To the West of the sedilia, set in the recess of the blocked off priests door in the South wall of the chancel, there is a large rectangular brass plaque in memory of the men who served in the First World War and did not return to Felbridge. At the top it is inscribed: IN GRATEFUL MEMORY OF OUR FELBRIDGE HEROES 1914 1918. Heading up the left hand side and down the right is inscribed: GREATER LOVE HATH NO MAN THAN THIS. THAT HE LAY DOWN HIS LIFE FOR HIS FRIENDS.
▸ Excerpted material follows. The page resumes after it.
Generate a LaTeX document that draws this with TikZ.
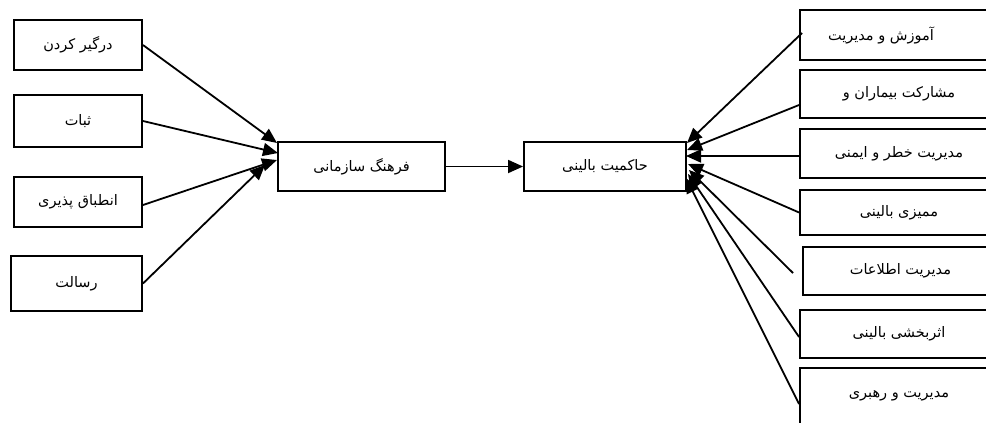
\documentclass[tikz,border=0pt]{standalone}
\usepackage{fontspec}
\usetikzlibrary{arrows.meta,calc}
\TeXXeTstate=1
\newfontfamily\arabicfont[Script=Arabic]{DejaVu Sans}
\newcommand{\fa}[1]{{\arabicfont\beginR #1\endR}}
\tikzset{
  box/.style={draw, line width=1.9pt, inner sep=0pt, font=\fontsize{14.5pt}{17pt}\selectfont},
  conn/.style={line width=1.8pt, -{Triangle[length=15pt,width=13pt]}}
}
\begin{document}
\begin{tikzpicture}[x=1pt,y=-1pt]
\useasboundingbox (0,0) rectangle (986,423);
\clip (0,0) rectangle (986,423);
% left boxes
\node[box, minimum width=128pt, minimum height=50pt] (l1) at (78,45) {\fa{درگیر کردن}};
\node[box, minimum width=128pt, minimum height=52pt] (l2) at (78,121) {\fa{ثبات}};
\node[box, minimum width=128pt, minimum height=50pt] (l3) at (78,202) {\fa{انطباق پذیری}};
\node[box, minimum width=131pt, minimum height=55pt] (l4) at (76.5,283.5) {\fa{رسالت}};
% centre boxes
\node[box, minimum width=167pt, minimum height=49pt] (fh) at (361.5,166.5) {\fa{فرهنگ سازمانی}};
\node[box, minimum width=162pt, minimum height=49pt] (hb) at (605,166.5) {\fa{حاکمیت بالینی}};
% right boxes
\node[box, minimum width=198pt, minimum height=50pt] (r1) at (899,35) {\fa{آموزش و مدیریت}\hspace*{36pt}};
\node[box, minimum width=198pt, minimum height=48pt] (r2) at (899,94) {\fa{مشارکت بیماران و}};
\node[box, minimum width=198pt, minimum height=49pt] (r3) at (899,153.5) {\fa{مدیریت خطر و ایمنی}};
\node[box, minimum width=198pt, minimum height=45pt] (r4) at (899,212.5) {\fa{ممیزی بالینی}};
\node[box, minimum width=195pt, minimum height=48pt] (r5) at (900.5,271) {\fa{مدیریت اطلاعات}};
\node[box, minimum width=198pt, minimum height=48pt] (r6) at (899,334) {\fa{اثربخشی بالینی}};
\node[box, minimum width=198pt, minimum height=56pt] (r7) at (899,396) {\fa{مدیریت و رهبری}};
% connector end points
\coordinate (fa1) at (277,143);
\coordinate (fa2) at (278,153);
\coordinate (fa3) at (277,160);
\coordinate (fa4) at (265,165);
\coordinate (hb1) at (687,143);
\coordinate (hb2) at (687,150);
\coordinate (hb3) at (686,156);
\coordinate (hb4) at (688,164);
\coordinate (hb5) at (689,170);
\coordinate (hb6) at (688,174);
\coordinate (hb7) at (686,178);
\coordinate (s2) at ($(r2.west)+(0,11)$);
\coordinate (s5) at (793,273);
\coordinate (s6) at ($(r6.west)+(0,3)$);
\coordinate (s7) at ($(r7.north west)+(0,37)$);
% connectors
\draw[conn] (l1.east) -- (fa1);
\draw[conn] (l2.east) -- (fa2);
\draw[conn] ($(l3.east)+(0,3)$) -- (fa3);
\draw[conn] (l4.east) -- (fa4);
\draw[conn] (fh.east) -- (hb.west);
\draw[conn] ($(r1.west)+(3,-2)$) -- (hb1);
\draw[conn] (s2) -- (hb2);
\draw[conn] ($(r3.west)+(0,2.5)$) -- (hb3);
\draw[conn] (r4.west) -- (hb4);
\draw[conn] (s5) -- (hb5);
\draw[conn] (s6) -- (hb6);
\draw[conn] (s7) -- (hb7);
\end{tikzpicture}
\end{document}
The names that appear are:
SAP. J. BONNY R. E. 12.3.15
PT. A. H. BINGHAM R. SX. 19.4.17
PT. S. BURCHETT R. SX. 8.8.17
PT. F. L. CREASY R. SX. 25.9.15
LNC. CPL. E. S. CREASY R. SX. 3.9.16
LIEUT. COL. A. V. COWLEY 9th KGS. OWN. 23.10.18
PT. A. A. GARWOOD LBR. COMPY. 9.1.18
PT. E. GARWOOD R. FUSLRS. 15.9.16
CPL. A. J. HILL R. SX. 1.6.17
PT. O. E. MEPPEM E. SY. 15.6.17
PT. S. C. MEPPEM QUEENS 8.10.16
PT. H. C. PAICE R. SX. 14.11.15
PT. G. MARDEN R. W. SY. 25.9.15
PT. S. A. SUMMERFIELD 21st LANCERS 15.3.16
PT. F. G. WHEELER E. KT. 26.1.16
Originally this memorial was situated high on the North wall of the sanctuary and in 1925, it was noted by Uvedale Lambert, that it was so dirty and high up that he could only read eight names, and he wrote The brass badly needs cleaning and it may be said that it is wrongly placed since a war memorial should always be set up where it is accessible and legible to all. At some point after this statement in 1925, the brass was moved to a lower position on the South wall of the chancel where the fifteen names can now be easily viewed.
For full details on each entry see War Memorials of St John the Divine, Felbridge, SJC07/02v.
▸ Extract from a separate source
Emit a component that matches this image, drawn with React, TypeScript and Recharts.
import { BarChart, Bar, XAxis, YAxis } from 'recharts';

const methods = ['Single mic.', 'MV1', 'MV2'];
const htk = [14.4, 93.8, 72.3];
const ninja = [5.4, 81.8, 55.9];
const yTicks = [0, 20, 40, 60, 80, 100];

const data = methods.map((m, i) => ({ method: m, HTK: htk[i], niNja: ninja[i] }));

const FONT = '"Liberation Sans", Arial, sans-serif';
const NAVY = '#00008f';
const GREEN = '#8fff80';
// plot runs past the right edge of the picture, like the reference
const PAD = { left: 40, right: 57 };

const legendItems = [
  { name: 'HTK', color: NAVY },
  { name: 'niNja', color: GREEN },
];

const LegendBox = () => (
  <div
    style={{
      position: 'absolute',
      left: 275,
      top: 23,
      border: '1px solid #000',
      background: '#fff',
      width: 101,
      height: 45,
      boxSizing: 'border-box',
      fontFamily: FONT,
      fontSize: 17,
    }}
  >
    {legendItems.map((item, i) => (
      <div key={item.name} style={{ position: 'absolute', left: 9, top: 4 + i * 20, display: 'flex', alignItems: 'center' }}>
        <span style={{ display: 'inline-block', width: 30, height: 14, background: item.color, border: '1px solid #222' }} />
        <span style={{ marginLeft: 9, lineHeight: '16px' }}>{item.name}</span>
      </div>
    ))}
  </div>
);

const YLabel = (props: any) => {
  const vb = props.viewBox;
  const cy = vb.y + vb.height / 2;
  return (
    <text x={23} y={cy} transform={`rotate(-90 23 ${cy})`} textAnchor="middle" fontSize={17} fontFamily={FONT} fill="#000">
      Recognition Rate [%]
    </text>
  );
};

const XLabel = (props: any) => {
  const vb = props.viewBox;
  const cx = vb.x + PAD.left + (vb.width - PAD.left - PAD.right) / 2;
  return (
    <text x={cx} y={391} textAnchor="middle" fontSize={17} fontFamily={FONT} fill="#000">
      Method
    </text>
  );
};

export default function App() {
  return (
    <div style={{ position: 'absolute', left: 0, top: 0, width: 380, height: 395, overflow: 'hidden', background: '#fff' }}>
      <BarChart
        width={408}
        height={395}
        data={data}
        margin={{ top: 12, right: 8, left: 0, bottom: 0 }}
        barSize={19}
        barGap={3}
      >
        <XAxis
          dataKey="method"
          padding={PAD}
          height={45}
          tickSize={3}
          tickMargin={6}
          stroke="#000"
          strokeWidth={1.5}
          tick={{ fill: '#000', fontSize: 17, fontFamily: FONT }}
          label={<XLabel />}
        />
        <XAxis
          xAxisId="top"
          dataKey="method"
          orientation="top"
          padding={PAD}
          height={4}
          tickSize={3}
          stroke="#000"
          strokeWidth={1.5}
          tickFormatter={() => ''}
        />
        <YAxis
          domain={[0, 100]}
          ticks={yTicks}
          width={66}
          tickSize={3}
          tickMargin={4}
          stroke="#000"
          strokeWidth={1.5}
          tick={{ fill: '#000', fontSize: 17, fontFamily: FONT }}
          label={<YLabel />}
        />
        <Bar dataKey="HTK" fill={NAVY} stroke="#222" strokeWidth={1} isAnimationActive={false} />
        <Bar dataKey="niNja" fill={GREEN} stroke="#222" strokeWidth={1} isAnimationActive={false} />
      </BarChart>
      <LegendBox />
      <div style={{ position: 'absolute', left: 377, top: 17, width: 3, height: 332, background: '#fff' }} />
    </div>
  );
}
Also against the South wall in the chancel, can be found a pair of carved light oak credence tables, (the credence table was designed to hold the bread and wine during the Eucharist or Communion). Each of these tables has a plaque that is inscribed with the same memorial that reads:
FOR THE SACRED AND LOVING MEMORY OF
F/O A G F CHEESEWRIGHT, R A F V R
WHO WAS KILLED WHILST P O W IN JAVA
4TH MAY 1942
SPLENDID YOU PASSED
THE GREAT SURRENDER MADE
INTO THE LIGHT THAT
NEVER MORE SHALL FADE.
O VALIANT HEART
For full details see War Memorials of St John the Divine, Felbridge SJC07/02v
The altar table itself, has a carving along the edge that reads, Do this in remembrance of me, taken from Luke 22: 19, that was commissioned by Mrs Anne Halsall of the Old Pheasantry, Woodcock Hill, Felbridge, in 1999, in memory of her husband Robin, who died in July 1994. There is a plaque on the South end of the under-standing of the Table that reads:
THIS INSCRIPTION WAS ADDED
IN LOVING MEMORY OF
ROBIN RAMSAY HALSALL
To the West of the chancel, on the South wall of the nave, is a marble tablet that reads:
In loving memory
IVAN DONALD MARGARY
23rd November 1896 18th February 1976
Archaeologist and Historian
PATRON OF THIS BENEFICE
GENEROUS AND RESPECTED FRIEND
TO THIS CHURCH AND COMMUNITY
Ivan Donald Margary was born on 23rd November 1896, the son of Elizabeth and Colonel Alfred Robert Margary, and in 1900, they moved to the Margary family home of Chartham Park, East Grinstead. After finishing his education, Ivan Margary spent the duration of the First World War as a Lieutenant with the Royal Sussex Regiment, being wounded in action in Gallipoli. On returning to Chartham Park he set about constructing a two-acre Wild Garden within the grounds, perhaps as a means of coming to terms with the effects of the war. In 1927, he inherited a substantial sum of money and the house called Yew Lodge from his uncle, Sydney Larnach of Brambletye, Forest Row, Sussex. Yew Lodge was later to become his permanent residence after his marriage to Miss Dorothy Marie Jolly of Hill Crest, Dormans Park, at St Johns Church, Dormansland in January 1932.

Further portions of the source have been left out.